EDITORIAL: A notification issued by Finance Ministry slashed profit rates on the following on offer by the Central Directorate of National Savings (CDNS), excepting two, including on Shariah-compliant products: a cut of 40 basis points on Special Savings Certificates to 15.6 percent, average of 55 basis points on Defence Savings Certificates to 13.67 percent, 36 basis points on Regular Income Certificates to 14.64 percent, 72 basis points on Behbood Savings Certificates, pensioners benefit account allowed only to government pensioners and Shuhada Family Welfare Account to 15.36 percent, and 58 basis points for Short Term Savings Certificates.
CDNS is a state-owned savings bank and operates as an attached department of the Finance Division, Ministry of Finance, and its primary objective is to provide non-bank funding to finance the government’s fiscal deficit while mobilising savings from individual savers in order to provide non-bank financing to the government’s fiscal deficit.

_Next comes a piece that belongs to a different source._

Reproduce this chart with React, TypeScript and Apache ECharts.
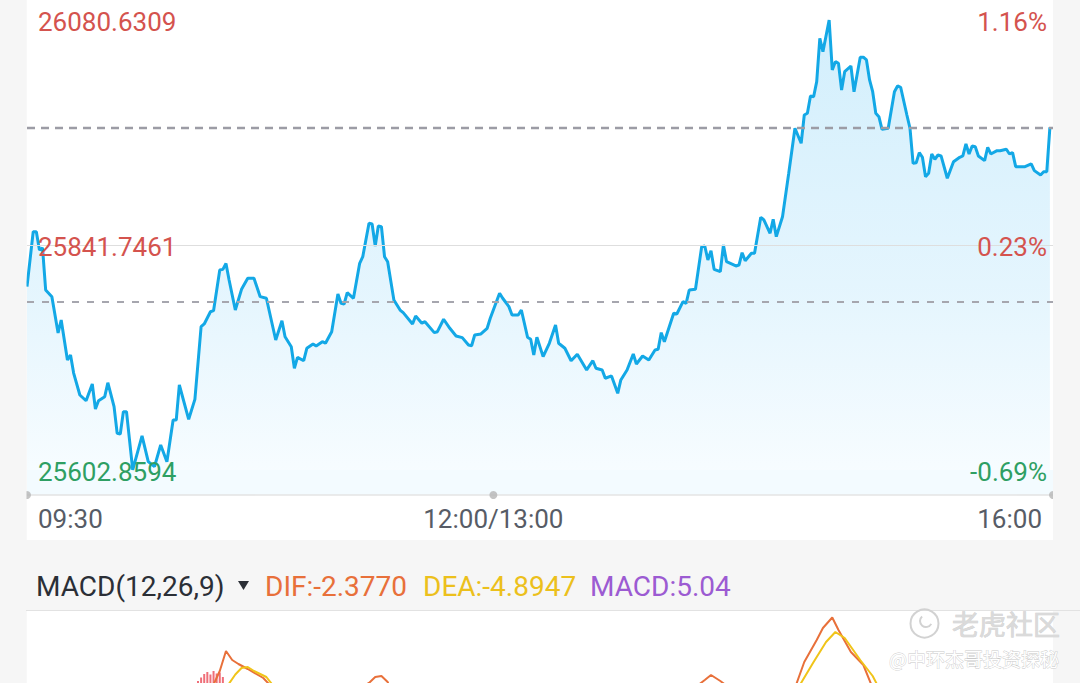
import React, { useEffect, useRef } from "react";
import * as echarts from "echarts";

// ---------- data ----------
const minutes = [
  0, 2, 3, 4, 5, 6, 8, 10, 11, 13,
  14, 15, 17, 19, 21, 22, 23, 25, 26, 28,
  29, 30, 31, 32, 34, 37, 39, 41, 43, 45,
  47, 48, 49, 52, 54, 56, 57, 59, 60, 62,
  63, 64, 65, 67, 69, 71, 73, 75, 77, 80,
  82, 83, 85, 86, 87, 89, 90, 92, 93, 95,
  96, 98, 100, 101, 102, 103, 105, 107, 108, 110,
  111, 112, 113, 114, 115, 116, 118, 120, 121, 124,
  125, 127, 128, 131, 132, 134, 136, 138, 140, 142,
  143, 144, 146, 148, 149, 152, 153, 155, 156, 158,
  159, 161, 162, 163, 164, 166, 168, 170, 171, 173,
  175, 177, 180, 182, 183, 185, 186, 188, 190, 191,
  193, 195, 196, 198, 200, 202, 203, 204, 205, 208,
  209, 211, 212, 213, 215, 217, 218, 219, 220, 221,
  223, 224, 225, 228, 229, 230, 231, 233, 234, 236,
  237, 239, 240, 241, 243, 245, 247, 249, 250, 251,
  252, 253, 254, 255, 256, 258, 259, 260, 261, 262,
  263, 265, 266, 268, 269, 270, 271, 272, 273, 274,
  275, 277, 279, 280, 281, 283, 284, 285, 286, 287,
  288, 289, 290, 291, 292, 293, 294, 296, 298, 300,
  301, 302, 303, 304, 305, 306, 308, 309, 310, 312,
  313, 315, 316, 317, 318, 319, 321, 323, 324, 326,
  327, 328, 329,
];
const prices = [
  25797.5, 25855.9, 25855.9, 25836.4, 25838.6, 25794.0, 25786.9, 25748.3, 25762.1, 25719.7,
  25725.0, 25705.8, 25682.5, 25676.4, 25694.2, 25667.6, 25676.4, 25680.7, 25695.5, 25670.1,
  25641.8, 25641.1, 25664.8, 25664.8, 25602.9, 25639.0, 25611.7, 25606.4, 25629.4, 25611.7,
  25655.9, 25655.9, 25693.1, 25656.7, 25677.9, 25755.0, 25757.9, 25770.9, 25772.0, 25815.2,
  25815.9, 25822.1, 25804.6, 25772.7, 25794.7, 25806.4, 25806.4, 25786.9, 25785.2, 25740.9,
  25761.4, 25744.4, 25733.8, 25710.9, 25722.5, 25718.9, 25732.1, 25736.7, 25734.5, 25739.1,
  25737.4, 25749.7, 25789.7, 25779.8, 25779.1, 25791.1, 25785.2, 25822.3, 25829.4, 25864.8,
  25864.0, 25840.7, 25861.9, 25861.2, 25829.3, 25824.0, 25783.4, 25772.7, 25769.9, 25757.9,
  25766.4, 25758.7, 25760.3, 25748.7, 25749.7, 25762.9, 25753.3, 25745.2, 25743.4, 25735.6,
  25734.8, 25746.2, 25747.3, 25753.3, 25763.9, 25790.5, 25785.2, 25776.3, 25767.4, 25767.4,
  25772.7, 25743.8, 25741.6, 25725.0, 25743.8, 25723.2, 25737.4, 25756.8, 25737.4, 25732.1,
  25718.9, 25725.7, 25709.1, 25718.9, 25710.9, 25709.1, 25700.3, 25702.7, 25684.3, 25698.5,
  25709.1, 25726.1, 25715.4, 25723.9, 25719.7, 25730.3, 25731.0, 25748.7, 25739.1, 25769.3,
  25768.5, 25781.6, 25779.8, 25794.0, 25794.7, 25839.9, 25840.7, 25825.8, 25835.7, 25815.9,
  25813.4, 25841.8, 25824.0, 25819.5, 25820.5, 25833.6, 25825.1, 25833.0, 25833.0, 25871.2,
  25868.3, 25854.2, 25869.1, 25850.6, 25871.8, 25917.9, 25965.7, 25949.8, 25979.8, 25981.6,
  25999.9, 25999.2, 26015.2, 26061.2, 26047.0, 26080.6, 26027.6, 26036.4, 26034.6, 26006.3,
  26025.8, 26031.8, 26004.5, 26041.1, 26041.1, 26038.2, 26017.0, 26004.5, 25981.6, 25978.0,
  25964.6, 25965.7, 26004.5, 26010.6, 26009.2, 25979.8, 25965.7, 25928.5, 25929.1, 25939.8,
  25934.9, 25914.3, 25917.9, 25938.4, 25932.8, 25937.3, 25936.3, 25912.6, 25930.2, 25934.9,
  25936.3, 25949.0, 25938.4, 25946.9, 25946.1, 25936.3, 25931.3, 25945.5, 25938.4, 25941.9,
  25941.9, 25943.4, 25938.4, 25939.8, 25924.9, 25924.9, 25924.9, 25927.8, 25920.7, 25916.1,
  25919.6, 25919.6, 25966.7,
];

const yMin = 25602.8594;
const yMax = 26080.6309;
const leftLabels = ["25602.8594", "25841.7461", "26080.6309"];
const rightLabels = ["-0.69%", "0.23%", "1.16%"];
const midValue = 25841.7461;
const prevClose = 25781.5;

const xTickMinutes = [0, 150, 330];
const xTickLabels = ["09:30", "12:00/13:00", "16:00"];

const difMinutes = [0, 55, 60, 62, 64, 66, 68, 71, 76, 79, 88, 104, 110, 112, 114, 116, 118, 152, 191, 213, 218, 220, 223, 226, 236, 247, 250, 254, 256, 259, 261, 265, 269, 272, 274, 287, 313, 329];
const difValues = [-5, 0, 1.5, 4.2, 8.2, 6.4, 5.6, 4.6, 2.8, 0.8, -2, 0, 1.8, 3.0, 3.2, 2.0, -1, -5, -6, 0, 2.4, 3.4, 2.2, 0.8, -1, 0.8, 6.0, 10.4, 12.8, 14.9, 12.4, 8.0, 5.4, 0.8, -2, -4, -3, -2.377];
const deaMinutes = [0, 60, 64, 67, 69, 71, 73, 77, 79, 83, 113, 152, 191, 223, 245, 248, 253, 257, 260, 263, 268, 272, 274, 279, 313, 329];
const deaValues = [-4, -0.5, 0.8, 3.5, 4.8, 5.0, 4.2, 3.0, 1.4, -0.5, 1.2, -3, -5, 0.5, -1, 0.8, 6, 10, 12, 10.8, 6.4, 3.2, 0.8, -2, -5, -4.8947];
const macdMinutes = [50, 55, 56, 57, 58, 59, 60, 61, 62, 63];
const macdValues = [1.6, 2.2, 2.9, 3.6, 4.0, 3.5, 4.2, 3.7, 3.9, 3.0];
// visible window of the MACD pane (the rest is below the screen edge)
const macdVisibleMin = 1.8;
const macdVisibleMax = 16;

const legendTexts = ["MACD(12,26,9)", "DIF:-2.3770", "DEA:-4.8947", "MACD:5.04"];
const watermarkTexts = ["老虎社区", "@中环杰哥投资探秘"];

// ---------- component ----------
const FONT = 'Roboto, "Noto Sans", sans-serif';
const CJK = '"Noto Sans CJK SC", sans-serif';
const BG = "#f6f6f6";
const RED = "#d4534e";
const GREEN = "#2e9f63";

function zip(xs: number[], ys: number[]) {
  const n = Math.min(xs.length, ys.length);
  const out: number[][] = [];
  for (let i = 0; i < n; i++) out.push([xs[i], ys[i]]);
  return out;
}

export default function App() {
  const ref = useRef<HTMLDivElement>(null);

  useEffect(() => {
    if (!ref.current) return;
    const chart = echarts.init(ref.current, undefined, { renderer: "svg" });
    const interval = (yMax - yMin) / 2;
    const idxOf = (v: number) => Math.round((v - yMin) / interval);
    const lineData = zip(minutes, prices);
    const last = prices[Math.min(minutes.length, prices.length) - 1];

    const yLabelRich = {
      r: { fontSize: 26, fontFamily: FONT, color: RED },
      g: { fontSize: 26, fontFamily: FONT, color: GREEN },
    };

    const option: any = {
      animation: false,
      backgroundColor: BG,
      grid: [
        { left: 27, right: 27, top: 20, height: 450 },
        { left: 27, right: 27, top: 490, height: 5 },
        { left: 27, right: 27, top: 612, bottom: 0 },
      ],
      xAxis: [
        { gridIndex: 0, type: "value", min: 0, max: 330, show: false },
        {
          gridIndex: 1,
          type: "value",
          min: 0,
          max: 330,
          interval: 30,
          axisLine: { show: true, onZero: false, lineStyle: { color: "#e4e4e4", width: 1.5 } },
          axisTick: { show: false },
          splitLine: { show: false },
          axisLabel: {
            margin: 24,
            verticalAlign: "middle",
            alignMinLabel: "left",
            alignMaxLabel: "right",
            fontSize: 26,
            fontFamily: FONT,
            color: "#575c66",
            formatter: (v: number) => {
              const i = xTickMinutes.indexOf(Math.round(v));
              if (i < 0) return "";
              const key = i === 0 ? "a" : i === xTickMinutes.length - 1 ? "b" : "c";
              return `{${key}|${xTickLabels[i]}}`;
            },
            rich: {
              a: { fontSize: 26, fontFamily: FONT, color: "#575c66", padding: [0, 0, 0, 11] },
              b: { fontSize: 26, fontFamily: FONT, color: "#575c66", padding: [0, 11, 0, 0] },
              c: { fontSize: 26, fontFamily: FONT, color: "#575c66" },
            },
          },
        },
        { gridIndex: 2, type: "value", min: 0, max: 330, show: false },
      ],
      yAxis: [
        {
          gridIndex: 0,
          type: "value",
          position: "left",
          min: yMin,
          max: yMax,
          interval,
          z: 10,
          axisLine: { show: false },
          axisTick: { show: false },
          splitLine: { show: false },
          axisLabel: {
            inside: true,
            margin: 11,
            padding: [4, 0, 0, 0],
            formatter: (v: number) => {
              const i = idxOf(v);
              return `{${i === 0 ? "g" : "r"}|${leftLabels[i] ?? ""}}`;
            },
            rich: yLabelRich,
          },
        },
        {
          gridIndex: 0,
          type: "value",
          position: "right",
          min: yMin,
          max: yMax,
          interval,
          z: 10,
          axisLine: { show: false },
          axisTick: { show: false },
          splitLine: { show: false },
          axisLabel: {
            inside: true,
            margin: 6,
            padding: [4, 0, 0, 0],
            formatter: (v: number) => {
              const i = idxOf(v);
              return `{${i === 0 ? "g" : "r"}|${rightLabels[i] ?? ""}}`;
            },
            rich: yLabelRich,
          },
        },
        { gridIndex: 1, type: "value", min: 0, max: 1, show: false },
        { gridIndex: 2, type: "value", min: macdVisibleMin, max: macdVisibleMax, show: false },
      ],
      series: [
        {
          type: "line",
          xAxisIndex: 0,
          yAxisIndex: 0,
          data: lineData,
          symbol: "none",
          lineStyle: { color: "#13a8e6", width: 3 },
          areaStyle: {
            color: new echarts.graphic.LinearGradient(0, 0, 0, 1, [
              { offset: 0, color: "#c0e8fb" },
              { offset: 0.6, color: "#d9f1fd" },
              { offset: 1, color: "#f3fbff" },
            ]),
          },
          markLine: {
            silent: true,
            symbol: ["none", "none"],
            label: { show: false },
            data: [
              { yAxis: midValue, lineStyle: { type: "solid", color: "#dedede", width: 1 } },
              { yAxis: prevClose, lineStyle: { type: [7, 8], color: "#a6a6ae", width: 1.8 } },
              { yAxis: last, lineStyle: { type: [8, 6], color: "#9c9ca5", width: 2.4 } },
            ],
          },
          z: 3,
        },
        {
          type: "scatter",
          xAxisIndex: 1,
          yAxisIndex: 2,
          data: xTickMinutes.map((m) => [m, 0]),
          symbolSize: 8,
          itemStyle: { color: "#b5b5b5" },
          clip: false,
          z: 5,
        },
        {
          type: "bar",
          xAxisIndex: 2,
          yAxisIndex: 3,
          data: zip(macdMinutes, macdValues),
          barWidth: 2,
          itemStyle: { color: "#ef6f79" },
        },
        {
          type: "line",
          xAxisIndex: 2,
          yAxisIndex: 3,
          data: zip(difMinutes, difValues),
          symbol: "none",
          lineStyle: { color: "#e8703a", width: 2 },
        },
        {
          type: "line",
          xAxisIndex: 2,
          yAxisIndex: 3,
          data: zip(deaMinutes, deaValues),
          symbol: "none",
          lineStyle: { color: "#f0c419", width: 2 },
        },
      ],
      graphic: [
        { type: "rect", z: -100, silent: true, shape: { x: 26.5, y: 0, width: 1026.5, height: 540 }, style: { fill: "#ffffff" } },
        { type: "rect", z: -100, silent: true, shape: { x: 26.5, y: 611, width: 1026.5, height: 80 }, style: { fill: "#ffffff" } },
        { type: "rect", z: -50, silent: true, shape: { x: 27, y: 470, width: 1026, height: 25 }, style: { fill: "#f3fbff" } },
        { type: "rect", z: 90, silent: true, shape: { x: 0, y: 0, width: 26.5, height: 683 }, style: { fill: BG } },
        { type: "rect", z: 90, silent: true, shape: { x: 1053, y: 0, width: 27, height: 683 }, style: { fill: BG } },
        { type: "line", z: 100, silent: true, shape: { x1: 26, y1: 610.5, x2: 1080, y2: 610.5 }, style: { stroke: "#e2e2e2", lineWidth: 1 } },
        { type: "text", z: 100, x: 36, y: 586, style: { text: legendTexts[0], font: `28px ${FONT}`, fill: "#2b2f36", verticalAlign: "middle" } },
        { type: "polygon", z: 100, shape: { points: [[238, 581], [249, 581], [243.5, 590]] }, style: { fill: "#2b2f36" } },
        { type: "text", z: 100, x: 265, y: 586, style: { text: legendTexts[1], font: `28px ${FONT}`, fill: "#e8703a", verticalAlign: "middle" } },
        { type: "text", z: 100, x: 423, y: 586, style: { text: legendTexts[2], font: `28px ${FONT}`, fill: "#ecc01c", verticalAlign: "middle" } },
        { type: "text", z: 100, x: 590, y: 586, style: { text: legendTexts[3], font: `28px ${FONT}`, fill: "#9c5bd2", verticalAlign: "middle" } },
        { type: "circle", z: 110, silent: true, shape: { cx: 924.5, cy: 623.5, r: 14 }, style: { fill: "none", stroke: "#d2d2d2", lineWidth: 2 } },
        { type: "arc", z: 110, silent: true, shape: { cx: 926, cy: 621, r: 6, startAngle: 0.5, endAngle: 4 }, style: { fill: "none", stroke: "#d2d2d2", lineWidth: 2 } },
        { type: "text", z: 110, x: 952, y: 623, style: { text: watermarkTexts[0], font: `27px ${CJK}`, fill: "#dadada", stroke: "#cacaca", lineWidth: 0.6, verticalAlign: "middle" } },
        { type: "text", z: 110, x: 889, y: 658, style: { text: watermarkTexts[1], font: `19px ${CJK}`, fill: "#ffffff", stroke: "#c9c9c9", lineWidth: 0.8, verticalAlign: "middle" } },
      ],
    };

    chart.setOption(option);
    return () => chart.dispose();
  }, []);

  return (
    <div
      ref={ref}
      style={{ position: "fixed", left: 0, top: 0, width: 1080, height: 683 }}
    />
  );
}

Three observations are in order: (i) the rates on offer before the cut were far below the rate of inflation (consumer price index for January 2024 was estimated at 28.3 percent year on year while the sensitive price index for the week ending 15 February 2024 was 34.25 percent year on year); (ii) nonetheless rates on offer by CDNS are competitive, better than what is available from commercial banks, and is backed by 100 percent government guarantee; in the event of a collapse of a commercial bank deposits up to 500,000 rupees only are protected by the Deposit Protection Corporation, a State Bank of Pakistan subsidiary; however, the SBP has addressed this concern by pointing out that its regulatory and supervisory measures have obviated the need for concern on this count till-date; (iii) individual savings generated almost exclusively from the private sector are used entirely by the government to budget an ever-rising allocation for current expenditure, reflecting not only government profligacy largely supportive of the existing elite capture instead of being allowed to be used by the private sector for engaging in productive activities but also a major factor in the prevalent high rate of inflation as the money is injected right back into the system by the government - money that is not used for development purposes or promoting productive activity.

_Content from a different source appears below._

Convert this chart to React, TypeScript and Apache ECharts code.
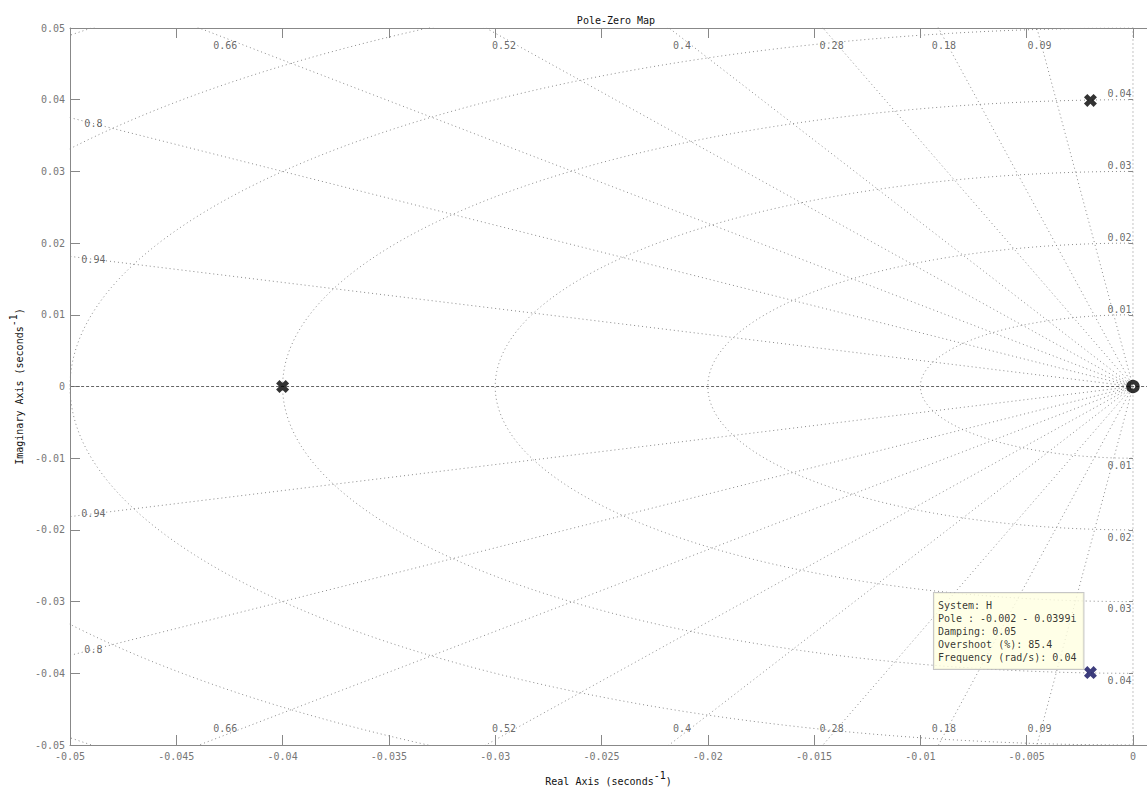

What is even more disturbing is the fact that on the same day the rates were cut by the Ministry the auction of three-month treasury bills saw a jump from 20.44 percent in the auction on 6 February 2024 to 21.7 percent on 21 February 2024 while keeping the benchmark six-month T-bills unchanged.
This indicates that there is no possibility of a rate reduction by the Monetary Policy Committee scheduled to meet on 18 March and challenges the prevalent perception that there is a linkage between the discount rate and the rate of return on offer by CDNS.

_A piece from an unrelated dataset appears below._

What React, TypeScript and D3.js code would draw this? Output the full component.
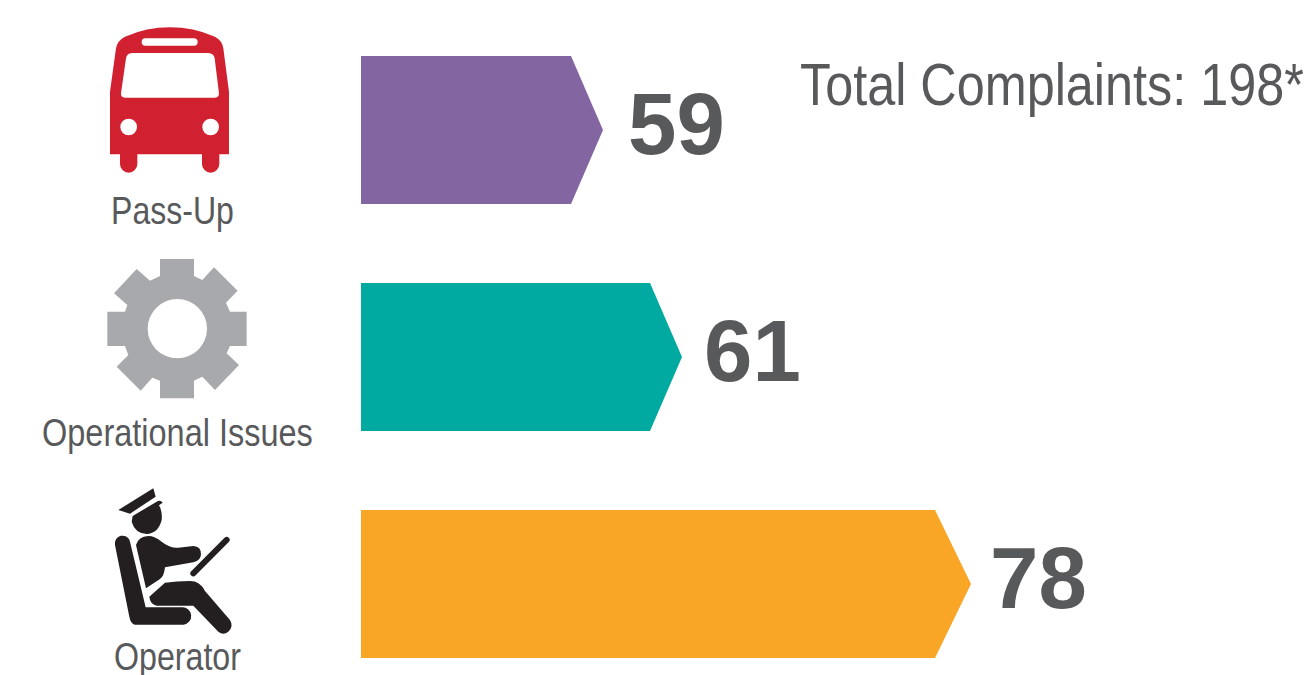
import React from "react";
import * as d3 from "d3";

const categories = ["Pass-Up", "Operational Issues", "Operator"];
const complaints = [59, 61, 78];
const barColors = ["#8365a2", "#00aaa0", "#f9a526"];
const totalLabel = "Total Complaints: 198*";

const W = 1307;
const H = 675;
const TEXT = "#58595b";
const FONT = "'Liberation Sans', Arial, sans-serif";

// The original graphic's bars are not linear in the value; this scale follows its drawn tips.
const tipX = d3.scaleLinear().domain([59, 61, 78]).range([603, 682, 971]);
const y = d3.scaleBand().domain(categories).range([56, 658]).paddingInner(79 / 227).paddingOuter(0);
const BAR_LEFT = 361;
const labelLayout: Record<string, { x: number; w: number; base: number }> = {
  "Pass-Up": { x: 111, w: 123, base: 224 },
  "Operational Issues": { x: 42, w: 271, base: 446 },
  Operator: { x: 114, w: 127, base: 670 },
};
const depth = [32, 32, 36];
const numberGap = [25, 22, 19];

// Horizontal condensing factor so a text of the given size spans the wanted width.
function condense(text: string, size: number, width: number) {
  const ctx = document.createElement("canvas").getContext("2d")!;
  ctx.font = `${size}px 'Liberation Sans', Arial, sans-serif`;
  return width / ctx.measureText(text).width;
}

const BusIcon = () => (
  <g transform="translate(90,10) scale(0.3333)">
    <path
      fill="#d12030"
      fillRule="evenodd"
      d="M60,245 L78,115 Q82,92 105,80 Q170,52 240,52 Q310,52 375,80 Q397,92 400,115 L417,245 L417,433 L388,433 L388,462 A26,26 0 0 1 336,462 L336,433 L142,433 L142,462 A26,26 0 0 1 90,462 L90,433 L60,433 Z
      M108,145 Q110,130 126,129 L355,129 Q372,130 374,145 L387,250 Q387,263 375,263 L105,263 Q92,263 93,250 Z
      M166,85 L312,85 A11,11 0 0 1 312,107 L166,107 A11,11 0 0 1 166,85 Z"
    />
    <circle cx={116} cy={351} r={25} fill="#fff" />
    <circle cx={362} cy={351} r={25} fill="#fff" />
  </g>
);

const GearIcon = () => (
  <g transform="translate(90,250) scale(0.3333)">
    <path
      fill="#a7a9ac"
      d="M210,27 L312,27 L312,78 L337,90 L372,52 L443,122 L408,158 L420,185 L470,185 L470,288 L420,288 L410,310 L447,345 L375,420 L337,380 L312,392 L312,445 L210,445 L210,392 L187,383 L152,422 L80,350 L115,315 L105,288 L52,288 L52,185 L105,185 L112,165 L72,130 L140,57 L180,92 L210,78 Z"
    />
    <circle cx={262} cy={236} r={89} fill="#fff" />
  </g>
);

const OperatorIcon = () => (
  <g transform="translate(90,470) scale(0.3333)" fill="#231f20">
    <path d="M85,120 L190,55 L197,80 L120,131 Z" />
    <path d="M125,155 L128,138 L200,95 Q212,88 218,98 L207,106 Q218,125 215,150 Q205,190 170,192 Q135,190 125,155 Z" />
    <path d="M75,225 A22,22 0 0 1 120,215 L167,412 L275,412 A25,25 0 0 1 280,464 L135,464 Q122,462 118,440 Z" />
    <path d="M138,225 Q145,200 175,198 Q195,198 215,215 Q240,235 265,233 L310,228 Q335,230 333,255 Q330,272 310,277 L225,292 Q222,320 210,327 L168,355 Z" />
    <path d="M310,310 L410,210" stroke="#231f20" strokeWidth={18} strokeLinecap="round" fill="none" />
    <path d="M178,380 L225,338 Q260,333 300,333 Q330,333 345,363 L420,450 Q432,470 415,485 Q400,497 385,485 L310,407 L200,407 Q180,402 178,380 Z" />
  </g>
);

const icons = [BusIcon, GearIcon, OperatorIcon];

export default function App() {
  return (
    <svg
      width={W}
      height={H}
      viewBox={`0 0 ${W} ${H}`}
      style={{ position: "absolute", left: 0, top: 0, background: "#fff" }}
    >
      {categories.map((c, i) => {
        const top = y(c)!;
        const bw = y.bandwidth();
        const tip = tipX(complaints[i]);
        const shoulder = tip - depth[i];
        const line = d3.line();
        const d =
          line([
            [BAR_LEFT, top],
            [shoulder, top],
            [tip, top + bw / 2],
            [shoulder, top + bw],
            [BAR_LEFT, top + bw],
          ]) + "Z";
        const Icon = icons[i];
        const l = labelLayout[c];
        return (
          <g key={c}>
            <path d={d} fill={barColors[i]} />
            <Icon />
            <text
              x={tip + numberGap[i]}
              y={top + 98}
              fontFamily={FONT}
              fontWeight={700}
              fontSize={87}
              fill={TEXT}
            >
              {complaints[i]}
            </text>
            <text
              transform={`translate(${l.x},${l.base}) scale(${condense(c, 39, l.w)},1)`}
              fontFamily={FONT}
              fontSize={39}
              fill={TEXT}
            >
              {c}
            </text>
          </g>
        );
      })}
      <text
        transform={`translate(800,105) scale(${condense(totalLabel, 60, 504)},1)`}
        fontFamily={FONT}
        fontSize={60}
        fill={TEXT}
      >
        {totalLabel}
      </text>
    </svg>
  );
}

The question is why was it deemed appropriate to cut the return on all but two products on offer by the CDNS? The answer is a rather clumsy attempt to understate the mark-up component of current expenditure as the caretakers raised domestic borrowing from 32.9 trillion rupees July-November 2022 to 40.95 trillion rupees in the comparable period of 2023 – a 24 percent raise.
Sceptics point out that while the then finance minister Ishaq Dar preferred to borrow from the external market, at rates which were lower than the domestic market at the time, and relied on artificially controlling the rupee-dollar parity to understate the mark-up, a component of the current expenditure, the caretakers have opted to massively and, many would maintain irresponsibly, borrow from the domestic market, thereby not only fueling domestic inflation but also crowding out private sector borrowing with negative implications on growth.
A better approach would have been to cut current expenditure which would dampen inflation as well as obviate the need to borrow by the government.